Problem
There are n
people that are split into some unknown number of groups. Each person is labeled with a unique ID from 0
to n - 1
.
You are given an integer array groupSizes
, where groupSizes[i]
is the size of the group that person i
is in. For example, if groupSizes[1] = 3
, then person 1
must be in a group of size 3
.
Return a list of groups such that each person i
is in a group of size groupSizes[i]
.
Each person should appear in exactly one group, and every person must be in a group. If there are multiple answers, return any of them.
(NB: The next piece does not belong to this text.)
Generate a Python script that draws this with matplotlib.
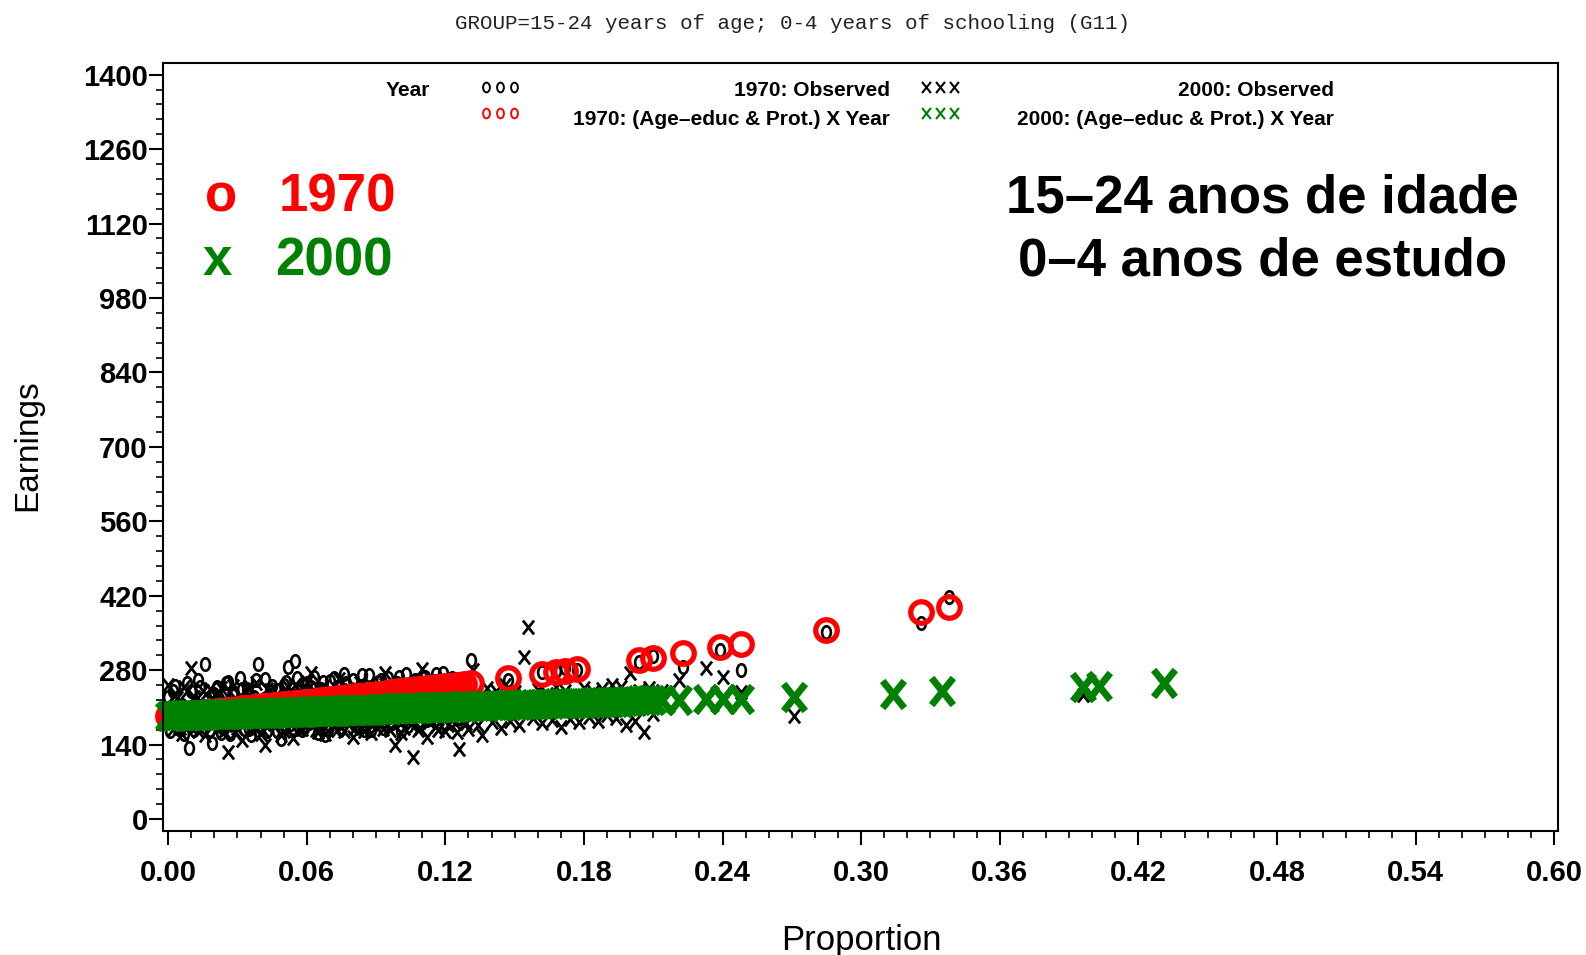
import matplotlib
matplotlib.use('Agg')
import matplotlib.pyplot as plt
from matplotlib.path import Path
from matplotlib.ticker import MultipleLocator

plt.rcParams['font.family'] = ['Liberation Sans', 'DejaVu Sans']

# Grupos de 1970: proporção, rendimento observado e rendimento ajustado
prop_1970 = [0.000, 0.001, 0.003, 0.004, 0.006, 0.007, 0.009, 0.010, 0.012, 0.013,
             0.015, 0.016, 0.018, 0.019, 0.021, 0.022, 0.024, 0.025, 0.027, 0.028,
             0.030, 0.031, 0.033, 0.034, 0.036, 0.037, 0.039, 0.040, 0.042, 0.043,
             0.045, 0.046, 0.048, 0.049, 0.051, 0.052, 0.054, 0.055, 0.057, 0.058,
             0.060, 0.061, 0.063, 0.065, 0.066, 0.068, 0.070, 0.071, 0.073, 0.075,
             0.076, 0.078, 0.080, 0.082, 0.083, 0.085, 0.087, 0.089, 0.091, 0.093,
             0.095, 0.097, 0.099, 0.101, 0.103, 0.105, 0.107, 0.109, 0.111, 0.113,
             0.115, 0.117, 0.119, 0.121, 0.123, 0.125, 0.128, 0.131,
             0.147, 0.162, 0.168, 0.172, 0.177, 0.204, 0.210, 0.223, 0.239, 0.248,
             0.285, 0.326, 0.338,
             0.002, 0.005, 0.008, 0.011, 0.014, 0.017, 0.020, 0.023, 0.026, 0.029,
             0.032, 0.035, 0.038, 0.041, 0.044, 0.047, 0.050, 0.053, 0.056, 0.059,
             0.062, 0.064, 0.067, 0.069, 0.072, 0.074, 0.077, 0.081, 0.084, 0.088,
             0.092, 0.096, 0.100, 0.104, 0.108, 0.112, 0.116, 0.120, 0.124, 0.126]
obs_1970 = [230, 165, 250, 178, 215, 160, 133, 240, 175, 262,
            185, 291, 168, 143, 248, 225, 172, 255, 160, 238,
            183, 266, 170, 245, 158, 230, 291, 176, 263, 165,
            250, 185, 242, 150, 258, 286, 172, 297, 240, 168,
            255, 180, 268, 162, 245, 158, 260, 185, 248, 170,
            272, 190, 262, 175, 250, 168, 270, 185, 258, 172,
            266, 180, 255, 165, 272, 190, 262, 178, 268, 195,
            260, 182, 275, 200, 266, 188, 258, 299,
            262, 276, 279, 284, 281, 296, 306, 286, 318, 281,
            352, 368, 418,
            240, 172, 255, 168, 248, 180, 236, 162, 258, 176,
            244, 170, 262, 182, 240, 166, 252, 178, 265, 172,
            248, 185, 258, 170, 266, 180, 255, 176, 270, 168,
            262, 184, 268, 175, 260, 186, 272, 178, 264, 190]
fit_1970 = [194, 194, 195, 196, 196, 197, 198, 198, 199, 199,
            200, 201, 201, 202, 203, 203, 204, 205, 205, 206,
            207, 207, 208, 208, 209, 210, 210, 211, 212, 212,
            213, 214, 214, 215, 216, 216, 217, 218, 218, 219,
            220, 221, 221, 222, 223, 224, 225, 225, 226, 227,
            228, 229, 230, 231, 232, 232, 233, 234, 235, 236,
            237, 238, 239, 240, 241, 242, 243, 244, 245, 246,
            247, 248, 249, 250, 251, 252, 254, 256,
            265, 273, 277, 279, 282, 299, 303, 312, 323, 329,
            356, 389, 399,
            195, 196, 197, 199, 200, 201, 202, 204, 205, 206,
            208, 209, 210, 212, 213, 214, 216, 217, 218, 220,
            221, 222, 223, 224, 226, 227, 228, 231, 232, 234,
            236, 238, 240, 242, 244, 246, 248, 250, 251, 253]

# Grupos de 2000
prop_2000 = [0.000, 0.002, 0.004, 0.006, 0.008, 0.010, 0.012, 0.014, 0.016, 0.018,
             0.020, 0.022, 0.024, 0.026, 0.028, 0.030, 0.032, 0.034, 0.036, 0.038,
             0.040, 0.042, 0.044, 0.046, 0.048, 0.050, 0.052, 0.054, 0.056, 0.058,
             0.060, 0.062, 0.064, 0.066, 0.068, 0.070, 0.072, 0.074, 0.076, 0.078,
             0.080, 0.082, 0.084, 0.086, 0.088, 0.090, 0.092, 0.094, 0.096, 0.098,
             0.100, 0.102, 0.104, 0.106, 0.108, 0.110, 0.112, 0.114, 0.116, 0.118,
             0.120, 0.122, 0.124, 0.126, 0.128, 0.130, 0.132, 0.134, 0.136, 0.138,
             0.140, 0.142, 0.144, 0.146, 0.148, 0.150, 0.152, 0.154, 0.156, 0.158,
             0.160, 0.162, 0.164, 0.166, 0.168, 0.170, 0.172, 0.174, 0.176, 0.178,
             0.180, 0.182, 0.184, 0.186, 0.188, 0.190, 0.192, 0.194, 0.196, 0.198,
             0.200, 0.202, 0.204, 0.206, 0.208, 0.210,
             0.214, 0.221, 0.233, 0.240, 0.248, 0.271, 0.314, 0.335, 0.396, 0.403,
             0.431,
             0.001, 0.003, 0.005, 0.007, 0.009, 0.011, 0.013, 0.015, 0.017, 0.019,
             0.021, 0.023, 0.025, 0.027, 0.029, 0.031, 0.033, 0.035, 0.037, 0.039,
             0.041, 0.043, 0.045, 0.047, 0.049, 0.051, 0.053, 0.055, 0.057, 0.059,
             0.061, 0.063, 0.065, 0.067, 0.069, 0.071, 0.073, 0.075, 0.077, 0.079,
             0.081, 0.083, 0.085, 0.087, 0.089, 0.091, 0.093, 0.095, 0.097, 0.099,
             0.101, 0.103, 0.105, 0.107, 0.109, 0.111, 0.113, 0.115, 0.117, 0.119,
             0.121, 0.123, 0.125, 0.127, 0.129]
obs_2000 = [252, 170, 228, 160, 240, 284, 175, 222, 158, 245,
            180, 235, 165, 126, 250, 172, 148, 238, 168, 255,
            160, 139, 242, 178, 230, 165, 248, 152, 236, 170,
            258, 275, 168, 240, 160, 232, 175, 263, 165, 245,
            154, 238, 172, 250, 162, 242, 178, 275, 168, 139,
            236, 172, 252, 117, 168, 282, 154, 245, 175, 238,
            165, 255, 180, 132, 248, 170, 280, 176, 158, 246,
            182, 240, 172, 252, 185, 238, 176, 305, 361, 190,
            242, 180, 236, 186, 248, 173, 240, 188, 232, 182,
            246, 192, 238, 185, 244, 195, 252, 190, 248, 177,
            275, 185, 240, 164, 246, 198,
            240, 262, 284, 268, 238, 194, 238, 244, 234, 252,
            256,
            182, 236, 172, 248, 178, 230, 166, 240, 185, 228,
            170, 246, 176, 238, 162, 232, 180, 250, 174, 226,
            168, 244, 183, 236, 158, 230, 177, 252, 170, 240,
            182, 226, 164, 248, 178, 236, 168, 242, 184, 230,
            172, 255, 166, 238, 180, 246, 170, 232, 186, 250,
            162, 240, 178, 256, 172, 234, 182, 244, 168, 238,
            176, 250, 164, 242, 180]
fit_2000 = [194, 194, 195, 195, 195, 195, 196, 196, 196, 197,
            197, 197, 197, 198, 198, 198, 198, 199, 199, 199,
            200, 200, 200, 200, 201, 201, 201, 202, 202, 202,
            202, 203, 203, 203, 204, 204, 204, 204, 205, 205,
            205, 205, 206, 206, 206, 207, 207, 207, 207, 208,
            208, 208, 209, 209, 209, 209, 210, 210, 210, 211,
            211, 211, 211, 212, 212, 212, 212, 213, 213, 213,
            214, 214, 214, 214, 215, 215, 215, 216, 216, 216,
            216, 217, 217, 217, 218, 218, 218, 218, 219, 219,
            219, 219, 220, 220, 220, 221, 221, 221, 221, 222,
            222, 222, 223, 223, 223, 223,
            224, 224, 225, 226, 226, 229, 236, 240, 249, 251,
            255,
            194, 194, 195, 195, 195, 196, 196, 196, 196, 197,
            197, 197, 198, 198, 198, 198, 199, 199, 199, 199,
            200, 200, 200, 201, 201, 201, 201, 202, 202, 202,
            203, 203, 203, 203, 204, 204, 204, 205, 205, 205,
            205, 206, 206, 206, 206, 207, 207, 207, 208, 208,
            208, 208, 209, 209, 209, 210, 210, 210, 210, 211,
            211, 211, 211, 212, 212]

x_ticks = [0.00, 0.06, 0.12, 0.18, 0.24, 0.30, 0.36, 0.42, 0.48, 0.54, 0.60]
y_ticks = [0, 140, 280, 420, 560, 700, 840, 980, 1120, 1260, 1400]

GREEN = '#008000'

# marcadores: oval pequeno, "x" em forma de letra
circ = Path.unit_circle()
oval = Path(circ.vertices * [0.7, 1.0], circ.codes)
cross = Path([(-0.8, -1), (0.8, 1), (-0.8, 1), (0.8, -1)],
             [Path.MOVETO, Path.LINETO, Path.MOVETO, Path.LINETO])

fig = plt.figure(figsize=(15.86, 9.55), dpi=100)
ax = fig.add_axes([0.1028, 0.1298, 0.8796, 0.8042])

ax.plot(prop_1970, obs_1970, ls='none', marker=oval, ms=9, mew=1.9,
        mec='black', mfc='none')
ax.plot(prop_2000, obs_2000, ls='none', marker=cross, ms=10, mew=2.0,
        mec='black', mfc='none')
ax.plot(prop_1970, fit_1970, ls='none', marker='o', ms=15.5, mew=3.8,
        mec='red', mfc='none', clip_on=False)
ax.plot(prop_2000, fit_2000, ls='none', marker=cross, ms=19.5, mew=5.0,
        mec=GREEN, mfc='none', clip_on=False)

ax.set_xlim(-0.0022, 0.6017)
ax.set_ylim(-22.6, 1422)
ax.set_xticks(x_ticks)
ax.set_xticklabels([f'{v:.2f}' for v in x_ticks])
ax.set_yticks(y_ticks)
ax.xaxis.set_minor_locator(MultipleLocator(0.01))
ax.yaxis.set_minor_locator(MultipleLocator(28))
ax.tick_params(which='major', direction='out', length=10, width=1.5, labelsize=21)
ax.tick_params(which='minor', direction='out', length=5, width=1.2)
ax.tick_params(axis='x', which='major', pad=10)
ax.tick_params(axis='y', which='major', pad=1)
for lab in ax.get_xticklabels() + ax.get_yticklabels():
    lab.set_fontweight('bold')
for sp in ax.spines.values():
    sp.set_linewidth(1.5)

fig.text(0.0177, 0.534, 'Earnings', rotation=90, ha='center', va='center', fontsize=24)
fig.text(0.543, 0.015, 'Proportion', ha='center', va='center', fontsize=25)
fig.text(0.4994, 0.975, 'GROUP=15-24 years of age; 0-4 years of schooling (G11)',
         ha='center', va='center', fontsize=15, family='Liberation Mono', color='#222222')

# legenda do procedimento
W, H = 1586.0, 955.0
def fx(px):
    return px / W
def fy(py):
    return 1 - py / H

fig.text(fx(386), fy(90), 'Year', ha='left', va='center', fontsize=15, fontweight='bold')
fig.text(fx(890), fy(90), '1970: Observed', ha='right', va='center', fontsize=15, fontweight='bold')
fig.text(fx(1334), fy(90), '2000: Observed', ha='right', va='center', fontsize=15, fontweight='bold')
fig.text(fx(890), fy(119), '1970: (Age\u2013educ & Prot.) X Year', ha='right', va='center',
         fontsize=15, fontweight='bold')
fig.text(fx(1334), fy(119), '2000: (Age\u2013educ & Prot.) X Year', ha='right', va='center',
         fontsize=15, fontweight='bold')

sym_o = [fx(486), fx(500), fx(514)]
sym_x = [fx(926), fx(940), fx(954)]
ax.plot(sym_o, [fy(87)] * 3, ls='none', marker=oval, ms=7, mew=1.4, mec='black',
        mfc='none', transform=fig.transFigure, clip_on=False)
ax.plot(sym_x, [fy(87)] * 3, ls='none', marker=cross, ms=8, mew=1.5, mec='black',
        mfc='none', transform=fig.transFigure, clip_on=False)
ax.plot(sym_o, [fy(113)] * 3, ls='none', marker=oval, ms=7, mew=1.4, mec='red',
        mfc='none', transform=fig.transFigure, clip_on=False)
ax.plot(sym_x, [fy(113)] * 3, ls='none', marker=cross, ms=8, mew=1.5, mec=GREEN,
        mfc='none', transform=fig.transFigure, clip_on=False)

# anotações
fig.text(fx(205), fy(197), 'o', color='red', fontsize=38, fontweight='bold', ha='left', va='center')
fig.text(fx(279), fy(197), '1970', color='red', fontsize=38, fontweight='bold', ha='left', va='center')
fig.text(fx(203), fy(261), 'x', color=GREEN, fontsize=38, fontweight='bold', ha='left', va='center')
fig.text(fx(275), fy(261), '2000', color=GREEN, fontsize=38, fontweight='bold', ha='left', va='center')
fig.text(fx(1262), fy(198), '15\u201324 anos de idade', fontsize=38, fontweight='bold',
         ha='center', va='center')
fig.text(fx(1263), fy(261), '0\u20134 anos de estudo', fontsize=38, fontweight='bold',
         ha='center', va='center')

fig.savefig('out.png', dpi=100)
It is guaranteed that there will be at least one valid solution for the given input.
Example 1:
Input: groupSizes = [3,3,3,3,3,1,3]
Output: [[5],[0,1,2],[3,4,6]]
Explanation:
The first group is [5]. The size is 1, and groupSizes[5] = 1.
The second group is [0,1,2]. The size is 3, and groupSizes[0] = groupSizes[1] = groupSizes[2] = 3.
The third group is [3,4,6]. The size is 3, and groupSizes[3] = groupSizes[4] = groupSizes[6] = 3.
Other possible solutions are [[2,1,6],[5],[0,4,3]] and [[5],[0,6,2],[4,3,1]].
Example 2:
Input: groupSizes = [2,1,3,3,3,2]
Output: [[1],[0,5],[2,3,4]]
Constraints:
groupSizes.length == n
1 <= n <= 500
1 <= groupSizes[i] <= n
Solution
/**
* @param {number[]} groupSizes
* @return {number[][]}
*/
var groupThePeople = function(groupSizes) {
var map = Array(groupSizes.length + 1).fill(0).map(() => []);
var res = [];
for (var i = 0; i < groupSizes.length; i++) {
var size = groupSizes[i];
map[size].push(i);
if (map[size].length === size) {
res.push(map[size]);
map[size] = [];
}
}
return res;
};
Explain:
nope.
Complexity:
- Time complexity : O(n).
- Space complexity : O(n).